# Start of Given data

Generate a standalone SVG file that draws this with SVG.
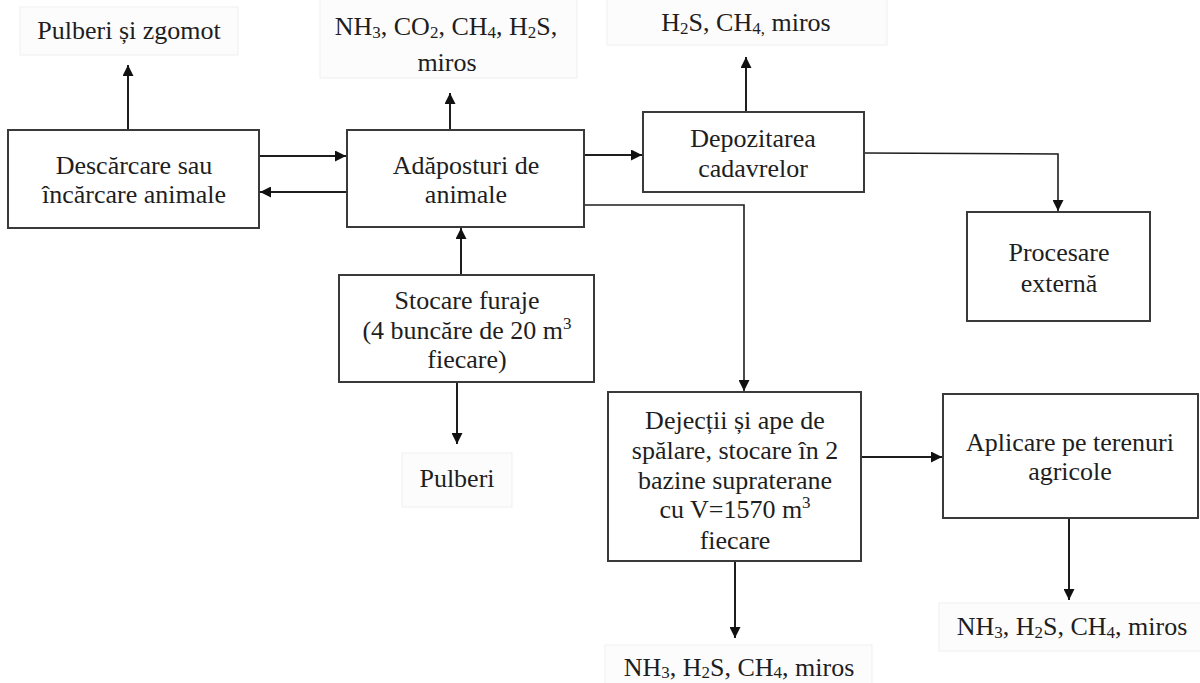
<svg xmlns="http://www.w3.org/2000/svg" width="1200" height="683" viewBox="0 0 1200 683">
<style>
  .box { fill: #ffffff; stroke: #3a3a3a; stroke-width: 2; }
  .lbl { fill: #fcfcfc; stroke: #efefef; stroke-width: 1; }
  text { font-family: "Liberation Serif", "Times New Roman", serif; font-size: 26px; fill: #1e1e1e; text-anchor: middle; }
  .sub { font-size: 17px; }
  .con { fill: none; stroke: #1e1e1e; stroke-width: 2; marker-end: url(#ah); }
  .thin { stroke-width: 1.6; }
</style>
<defs>
  <marker id="ah" markerUnits="userSpaceOnUse" markerWidth="11" markerHeight="11" viewBox="0 0 10 10" refX="10" refY="5" orient="auto">
    <path d="M0,0 L10,5 L0,10 z" fill="#111111"/>
  </marker>
</defs>
<rect x="0" y="0" width="1200" height="683" fill="#ffffff"/>

<g id="connectors">
  <line class="con" x1="128" y1="130" x2="128" y2="65"/>
  <line class="con" x1="259" y1="156" x2="346" y2="156"/>
  <line class="con" x1="347" y1="192" x2="260" y2="192"/>
  <line class="con" x1="450" y1="130" x2="450" y2="93"/>
  <line class="con" x1="461" y1="275" x2="461" y2="228"/>
  <line class="con" x1="457" y1="382" x2="457" y2="444"/>
  <line class="con" x1="584" y1="155" x2="642" y2="155"/>
  <line class="con" x1="746" y1="112" x2="746" y2="57"/>
  <polyline class="con thin" points="864,153 1058,154 1058,211"/>
  <polyline class="con thin" points="584,205 744,205 744,391"/>
  <line class="con" x1="861" y1="457" x2="942" y2="457"/>
  <line class="con" x1="735" y1="561" x2="735" y2="638"/>
  <line class="con" x1="1069" y1="518" x2="1069" y2="600"/>
</g>

<g id="lbl-pulberi-zgomot">
  <rect class="lbl" x="20" y="7" width="218" height="48"/>
  <text x="129" y="39">Pulberi și zgomot</text>
</g>

<g id="lbl-adaposturi-emisii">
  <rect class="lbl" x="320" y="-1" width="257" height="79"/>
  <text x="446" y="35">NH<tspan class="sub" dy="3">3</tspan><tspan dy="-3">, CO</tspan><tspan class="sub" dy="3">2</tspan><tspan dy="-3">, CH</tspan><tspan class="sub" dy="3">4</tspan><tspan dy="-3">, H</tspan><tspan class="sub" dy="3">2</tspan><tspan dy="-3">S,</tspan></text>
  <text x="447" y="71">miros</text>
</g>

<g id="lbl-depozitare-emisii">
  <rect class="lbl" x="607" y="-1" width="280" height="46"/>
  <text x="746" y="31">H<tspan class="sub" dy="3">2</tspan><tspan dy="-3">S, CH</tspan><tspan class="sub" dy="3">4,</tspan><tspan dy="-3"> miros</tspan></text>
</g>

<g id="node-descarcare">
  <rect class="box" x="8" y="130" width="251" height="98"/>
  <text x="134" y="174">Descărcare sau</text>
  <text x="134" y="203">încărcare animale</text>
</g>

<g id="node-adaposturi">
  <rect class="box" x="347" y="130" width="237" height="97"/>
  <text x="466" y="174">Adăposturi de</text>
  <text x="466" y="203">animale</text>
</g>

<g id="node-depozitarea">
  <rect class="box" x="643" y="112" width="221" height="80"/>
  <text x="753" y="147">Depozitarea</text>
  <text x="753" y="177">cadavrelor</text>
</g>

<g id="node-procesare">
  <rect class="box" x="967" y="212" width="183" height="109"/>
  <text x="1059" y="261">Procesare</text>
  <text x="1059" y="292">externă</text>
</g>

<g id="node-stocare">
  <rect class="box" x="339" y="275" width="255" height="107"/>
  <text x="467" y="309">Stocare furaje</text>
  <text x="467" y="339">(4 buncăre de 20 m<tspan class="sub" dy="-10">3</tspan></text>
  <text x="467" y="368">fiecare)</text>
</g>

<g id="lbl-pulberi">
  <rect class="lbl" x="402" y="453" width="110" height="54"/>
  <text x="457" y="487">Pulberi</text>
</g>

<g id="node-dejectii">
  <rect class="box" x="608" y="392" width="253" height="169"/>
  <text x="735" y="429">Dejecții și ape de</text>
  <text x="735" y="459">spălare, stocare în 2</text>
  <text x="735" y="489">bazine supraterane</text>
  <text x="735" y="518">cu V=1570 m<tspan class="sub" dy="-10">3</tspan></text>
  <text x="735" y="549">fiecare</text>
</g>

<g id="node-aplicare">
  <rect class="box" x="943" y="394" width="255" height="124"/>
  <text x="1070" y="451">Aplicare pe terenuri</text>
  <text x="1070" y="480">agricole</text>
</g>

<g id="lbl-dejectii-emisii">
  <rect class="lbl" x="605" y="645" width="267" height="40"/>
  <text x="739" y="676">NH<tspan class="sub" dy="2">3</tspan><tspan dy="-2">, H</tspan><tspan class="sub" dy="2">2</tspan><tspan dy="-2">S, CH</tspan><tspan class="sub" dy="2">4</tspan><tspan dy="-2">, miros</tspan></text>
</g>

<g id="lbl-aplicare-emisii">
  <rect class="lbl" x="939" y="603" width="262" height="48"/>
  <text x="1072" y="635">NH<tspan class="sub" dy="3">3</tspan><tspan dy="-3">, H</tspan><tspan class="sub" dy="3">2</tspan><tspan dy="-3">S, CH</tspan><tspan class="sub" dy="3">4</tspan><tspan dy="-3">, miros</tspan></text>
</g>
</svg>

# End of Given data

Exactly as written, return every line of the listing, but not the pictures.

» **Answer**:
Generate a standalone SVG file that draws this with SVG.
<svg xmlns="http://www.w3.org/2000/svg" width="1200" height="683" viewBox="0 0 1200 683">
<style>
  .box { fill: #ffffff; stroke: #3a3a3a; stroke-width: 2; }
  .lbl { fill: #fcfcfc; stroke: #efefef; stroke-width: 1; }
  text { font-family: "Liberation Serif", "Times New Roman", serif; font-size: 26px; fill: #1e1e1e; text-anchor: middle; }
  .sub { font-size: 17px; }
  .con { fill: none; stroke: #1e1e1e; stroke-width: 2; marker-end: url(#ah); }
  .thin { stroke-width: 1.6; }
</style>
<defs>
  <marker id="ah" markerUnits="userSpaceOnUse" markerWidth="11" markerHeight="11" viewBox="0 0 10 10" refX="10" refY="5" orient="auto">
    <path d="M0,0 L10,5 L0,10 z" fill="#111111"/>
  </marker>
</defs>
<rect x="0" y="0" width="1200" height="683" fill="#ffffff"/>

<g id="connectors">
  <line class="con" x1="128" y1="130" x2="128" y2="65"/>
  <line class="con" x1="259" y1="156" x2="346" y2="156"/>
  <line class="con" x1="347" y1="192" x2="260" y2="192"/>
  <line class="con" x1="450" y1="130" x2="450" y2="93"/>
  <line class="con" x1="461" y1="275" x2="461" y2="228"/>
  <line class="con" x1="457" y1="382" x2="457" y2="444"/>
  <line class="con" x1="584" y1="155" x2="642" y2="155"/>
  <line class="con" x1="746" y1="112" x2="746" y2="57"/>
  <polyline class="con thin" points="864,153 1058,154 1058,211"/>
  <polyline class="con thin" points="584,205 744,205 744,391"/>
  <line class="con" x1="861" y1="457" x2="942" y2="457"/>
  <line class="con" x1="735" y1="561" x2="735" y2="638"/>
  <line class="con" x1="1069" y1="518" x2="1069" y2="600"/>
</g>

<g id="lbl-pulberi-zgomot">
  <rect class="lbl" x="20" y="7" width="218" height="48"/>
  <text x="129" y="39">Pulberi și zgomot</text>
</g>

<g id="lbl-adaposturi-emisii">
  <rect class="lbl" x="320" y="-1" width="257" height="79"/>
  <text x="446" y="35">NH<tspan class="sub" dy="3">3</tspan><tspan dy="-3">, CO</tspan><tspan class="sub" dy="3">2</tspan><tspan dy="-3">, CH</tspan><tspan class="sub" dy="3">4</tspan><tspan dy="-3">, H</tspan><tspan class="sub" dy="3">2</tspan><tspan dy="-3">S,</tspan></text>
  <text x="447" y="71">miros</text>
</g>

<g id="lbl-depozitare-emisii">
  <rect class="lbl" x="607" y="-1" width="280" height="46"/>
  <text x="746" y="31">H<tspan class="sub" dy="3">2</tspan><tspan dy="-3">S, CH</tspan><tspan class="sub" dy="3">4,</tspan><tspan dy="-3"> miros</tspan></text>
</g>

<g id="node-descarcare">
  <rect class="box" x="8" y="130" width="251" height="98"/>
  <text x="134" y="174">Descărcare sau</text>
  <text x="134" y="203">încărcare animale</text>
</g>

<g id="node-adaposturi">
  <rect class="box" x="347" y="130" width="237" height="97"/>
  <text x="466" y="174">Adăposturi de</text>
  <text x="466" y="203">animale</text>
</g>

<g id="node-depozitarea">
  <rect class="box" x="643" y="112" width="221" height="80"/>
  <text x="753" y="147">Depozitarea</text>
  <text x="753" y="177">cadavrelor</text>
</g>

<g id="node-procesare">
  <rect class="box" x="967" y="212" width="183" height="109"/>
  <text x="1059" y="261">Procesare</text>
  <text x="1059" y="292">externă</text>
</g>

<g id="node-stocare">
  <rect class="box" x="339" y="275" width="255" height="107"/>
  <text x="467" y="309">Stocare furaje</text>
  <text x="467" y="339">(4 buncăre de 20 m<tspan class="sub" dy="-10">3</tspan></text>
  <text x="467" y="368">fiecare)</text>
</g>

<g id="lbl-pulberi">
  <rect class="lbl" x="402" y="453" width="110" height="54"/>
  <text x="457" y="487">Pulberi</text>
</g>

<g id="node-dejectii">
  <rect class="box" x="608" y="392" width="253" height="169"/>
  <text x="735" y="429">Dejecții și ape de</text>
  <text x="735" y="459">spălare, stocare în 2</text>
  <text x="735" y="489">bazine supraterane</text>
  <text x="735" y="518">cu V=1570 m<tspan class="sub" dy="-10">3</tspan></text>
  <text x="735" y="549">fiecare</text>
</g>

<g id="node-aplicare">
  <rect class="box" x="943" y="394" width="255" height="124"/>
  <text x="1070" y="451">Aplicare pe terenuri</text>
  <text x="1070" y="480">agricole</text>
</g>

<g id="lbl-dejectii-emisii">
  <rect class="lbl" x="605" y="645" width="267" height="40"/>
  <text x="739" y="676">NH<tspan class="sub" dy="2">3</tspan><tspan dy="-2">, H</tspan><tspan class="sub" dy="2">2</tspan><tspan dy="-2">S, CH</tspan><tspan class="sub" dy="2">4</tspan><tspan dy="-2">, miros</tspan></text>
</g>

<g id="lbl-aplicare-emisii">
  <rect class="lbl" x="939" y="603" width="262" height="48"/>
  <text x="1072" y="635">NH<tspan class="sub" dy="3">3</tspan><tspan dy="-3">, H</tspan><tspan class="sub" dy="3">2</tspan><tspan dy="-3">S, CH</tspan><tspan class="sub" dy="3">4</tspan><tspan dy="-3">, miros</tspan></text>
</g>
</svg>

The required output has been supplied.